When you look at something like a multicore processor, an approach like EMIB does not work so well because signals may have to cross several chips to get to the destination. One answer might seem to be to just use one big EMIB-type layer: a silicon interposer. This has two drawbacks. It’s expensive given that you need to make blank wafers and use them as glorified PCBs. A second drawback is that electrical signals cannot easily cross a lump of silicon that big. You either need active repeaters on the interposer or you redesign the I/O on the chips that sit on top. By this point, you might as well bite the bullet and design those I/O channels to work on the copper channels used on conventional packages. That is more or less what AMD does.
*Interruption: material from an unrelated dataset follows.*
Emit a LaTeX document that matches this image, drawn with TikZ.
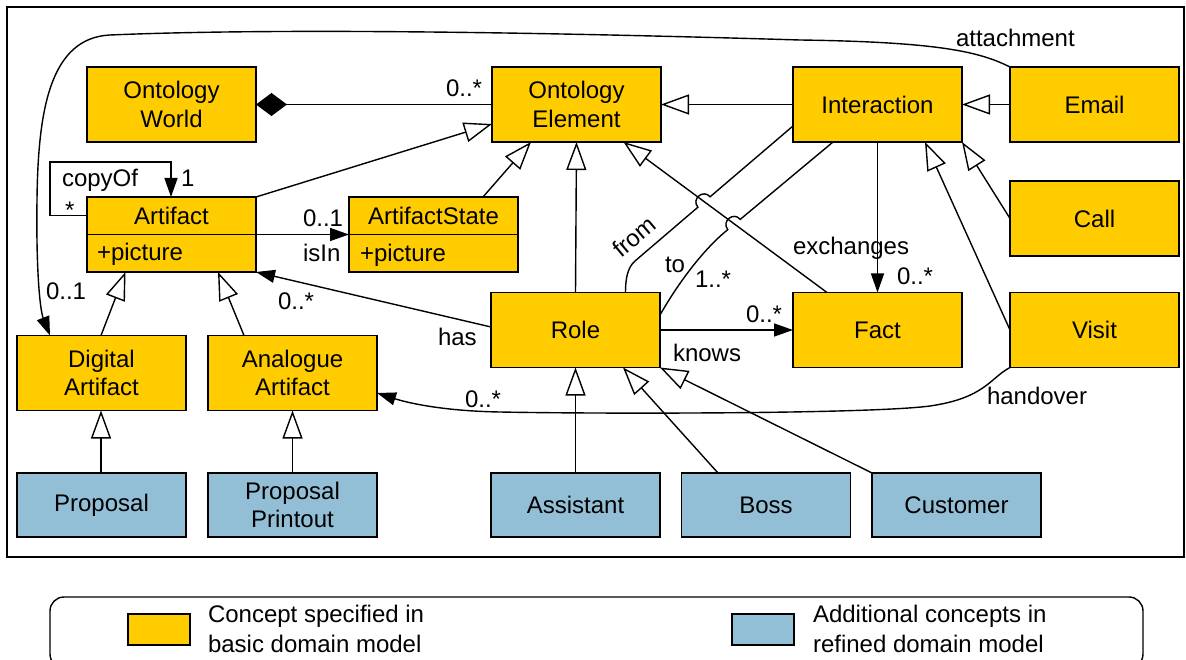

Another problem is how much area these multichip packages take up. You could stack chips on top of each other, which is already a common approach in the processor-and-memory devices that go into mobile phones. This is only a cheap option if you have the wiring go around the outside and, again, design the I/O to cope with PCB-style routing. That increases power consumption. One way to avoid that is to drill holes through the chips themselves and use through-silicon vias (TSVs) to route signals from the bottom to the top. The bad news is that TSVs chew up a lot of area because they create stress around each little channel. And they are expensive. AI customers are looking to use a 3D-stacked memory format called HBM, but even they balk at the cost.

On top of these choices, chipmakers are faced with the problem of how to test their devices before they go into these more complex packages. Right now, the answer is they don’t. The kind of testing you can do before a device is packaged is pretty limited. If a chip is a dud, it will render the combo useless, but there isn’t a good way to tell for sure if it is a dud before it goes in. So they do a bit of basic screening and try to exploit techniques such as redundancy in the hope that any flaws are not complete chip killers.

These issues mean that packaging is becoming a much more important part of the picture and it will take some years before winners emerge. They will be those companies who can find a way to combine low cost with performance, perform effective pre-screening of the incoming devices and possibly find a way to come up with a less complex array of choices.